**WHAT YOU HAVE TO DO**. Repeat, exactly and only, the lines from the beginning of the data through the line with "import seaborn as sns". Pictures are left out.

**DATASET CONTENT**.
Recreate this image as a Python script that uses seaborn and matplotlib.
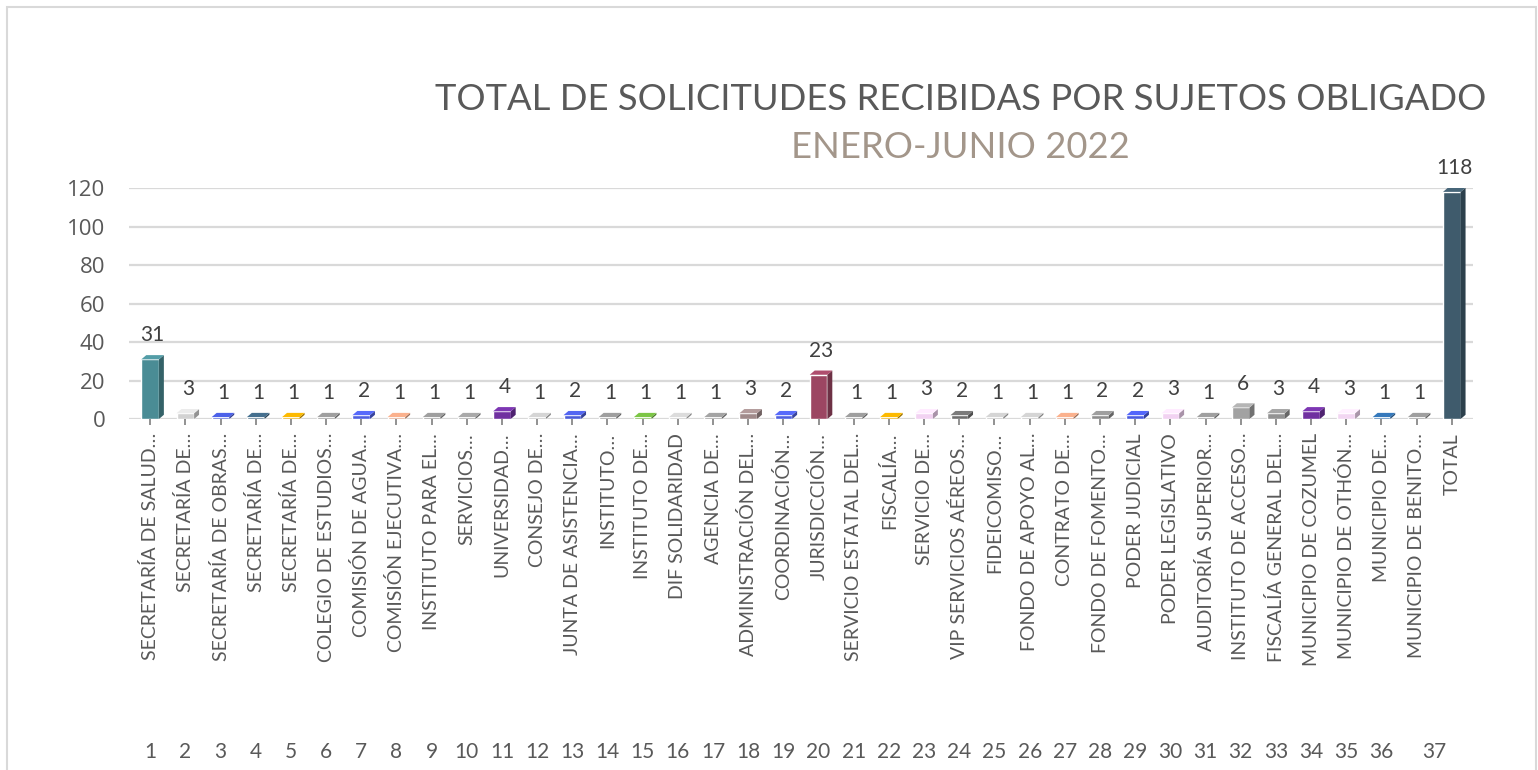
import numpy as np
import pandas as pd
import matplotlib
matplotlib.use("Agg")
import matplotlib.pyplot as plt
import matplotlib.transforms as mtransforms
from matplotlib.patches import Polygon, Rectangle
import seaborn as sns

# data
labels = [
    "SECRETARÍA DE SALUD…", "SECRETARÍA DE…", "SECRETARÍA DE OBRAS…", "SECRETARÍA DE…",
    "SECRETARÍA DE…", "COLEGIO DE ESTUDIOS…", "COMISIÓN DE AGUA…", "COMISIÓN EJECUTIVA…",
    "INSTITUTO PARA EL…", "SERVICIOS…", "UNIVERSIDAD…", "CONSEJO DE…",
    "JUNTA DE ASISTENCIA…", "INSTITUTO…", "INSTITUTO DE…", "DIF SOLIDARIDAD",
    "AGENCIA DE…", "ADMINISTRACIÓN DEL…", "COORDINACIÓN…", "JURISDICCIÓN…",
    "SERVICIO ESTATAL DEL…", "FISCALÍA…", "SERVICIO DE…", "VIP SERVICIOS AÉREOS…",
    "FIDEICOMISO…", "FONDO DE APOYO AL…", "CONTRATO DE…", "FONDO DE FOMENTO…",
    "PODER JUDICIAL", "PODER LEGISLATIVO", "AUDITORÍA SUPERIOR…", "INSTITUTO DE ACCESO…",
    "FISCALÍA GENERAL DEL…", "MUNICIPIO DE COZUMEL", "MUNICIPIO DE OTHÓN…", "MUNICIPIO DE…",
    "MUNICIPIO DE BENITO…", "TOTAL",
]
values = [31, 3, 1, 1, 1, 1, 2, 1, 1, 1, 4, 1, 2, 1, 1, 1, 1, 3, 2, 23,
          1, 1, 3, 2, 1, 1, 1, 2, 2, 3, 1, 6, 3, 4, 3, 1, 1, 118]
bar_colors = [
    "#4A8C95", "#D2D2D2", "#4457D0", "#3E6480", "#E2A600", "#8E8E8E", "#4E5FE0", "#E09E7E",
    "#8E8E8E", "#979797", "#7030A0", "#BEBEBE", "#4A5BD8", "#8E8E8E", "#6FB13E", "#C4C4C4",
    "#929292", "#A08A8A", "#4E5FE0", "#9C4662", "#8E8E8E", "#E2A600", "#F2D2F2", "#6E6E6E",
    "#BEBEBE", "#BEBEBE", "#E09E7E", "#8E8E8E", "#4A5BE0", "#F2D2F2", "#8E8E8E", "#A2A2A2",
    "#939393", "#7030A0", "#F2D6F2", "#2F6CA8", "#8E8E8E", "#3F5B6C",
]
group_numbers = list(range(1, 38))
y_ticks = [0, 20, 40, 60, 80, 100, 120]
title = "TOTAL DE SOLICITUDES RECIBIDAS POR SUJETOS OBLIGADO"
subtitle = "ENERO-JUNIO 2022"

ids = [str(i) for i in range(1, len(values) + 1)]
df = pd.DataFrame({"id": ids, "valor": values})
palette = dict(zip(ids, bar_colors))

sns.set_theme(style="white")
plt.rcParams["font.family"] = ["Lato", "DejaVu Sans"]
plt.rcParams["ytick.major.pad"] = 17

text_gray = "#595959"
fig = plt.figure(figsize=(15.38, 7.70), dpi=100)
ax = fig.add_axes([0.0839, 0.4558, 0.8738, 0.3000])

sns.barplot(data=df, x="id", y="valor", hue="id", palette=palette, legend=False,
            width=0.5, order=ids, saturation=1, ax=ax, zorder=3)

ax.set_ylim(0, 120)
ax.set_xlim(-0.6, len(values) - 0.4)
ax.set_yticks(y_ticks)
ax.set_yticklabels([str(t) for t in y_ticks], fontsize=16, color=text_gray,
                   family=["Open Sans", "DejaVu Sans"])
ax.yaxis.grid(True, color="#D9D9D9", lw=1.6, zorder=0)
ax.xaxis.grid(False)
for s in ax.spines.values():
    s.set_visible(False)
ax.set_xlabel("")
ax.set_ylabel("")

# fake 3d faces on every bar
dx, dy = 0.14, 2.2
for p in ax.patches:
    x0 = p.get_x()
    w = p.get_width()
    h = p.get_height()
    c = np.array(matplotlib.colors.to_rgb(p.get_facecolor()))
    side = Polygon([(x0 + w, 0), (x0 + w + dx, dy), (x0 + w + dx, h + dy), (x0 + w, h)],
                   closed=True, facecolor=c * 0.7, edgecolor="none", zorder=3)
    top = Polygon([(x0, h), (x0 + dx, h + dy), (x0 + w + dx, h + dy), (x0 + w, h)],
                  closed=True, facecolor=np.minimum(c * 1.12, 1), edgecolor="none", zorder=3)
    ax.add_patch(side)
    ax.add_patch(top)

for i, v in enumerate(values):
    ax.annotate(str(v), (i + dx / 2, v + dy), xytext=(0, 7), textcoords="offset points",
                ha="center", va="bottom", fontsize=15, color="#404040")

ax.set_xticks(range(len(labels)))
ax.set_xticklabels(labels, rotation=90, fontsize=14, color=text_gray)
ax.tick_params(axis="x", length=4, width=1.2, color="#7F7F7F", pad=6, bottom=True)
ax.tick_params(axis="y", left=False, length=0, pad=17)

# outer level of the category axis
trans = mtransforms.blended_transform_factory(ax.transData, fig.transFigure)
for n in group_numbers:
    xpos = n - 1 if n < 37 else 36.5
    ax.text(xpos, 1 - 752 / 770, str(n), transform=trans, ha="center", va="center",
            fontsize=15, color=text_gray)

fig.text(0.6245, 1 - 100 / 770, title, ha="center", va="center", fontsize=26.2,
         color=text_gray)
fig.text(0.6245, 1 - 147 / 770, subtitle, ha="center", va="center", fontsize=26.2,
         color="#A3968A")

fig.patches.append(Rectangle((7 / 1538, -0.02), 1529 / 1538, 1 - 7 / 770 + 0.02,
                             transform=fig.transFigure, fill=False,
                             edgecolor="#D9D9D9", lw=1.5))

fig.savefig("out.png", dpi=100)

**EXERCISE OUTPUT**.
Recreate this image as a Python script that uses seaborn and matplotlib.
import numpy as np
import pandas as pd
import matplotlib
matplotlib.use("Agg")
import matplotlib.pyplot as plt
import matplotlib.transforms as mtransforms
from matplotlib.patches import Polygon, Rectangle
import seaborn as sns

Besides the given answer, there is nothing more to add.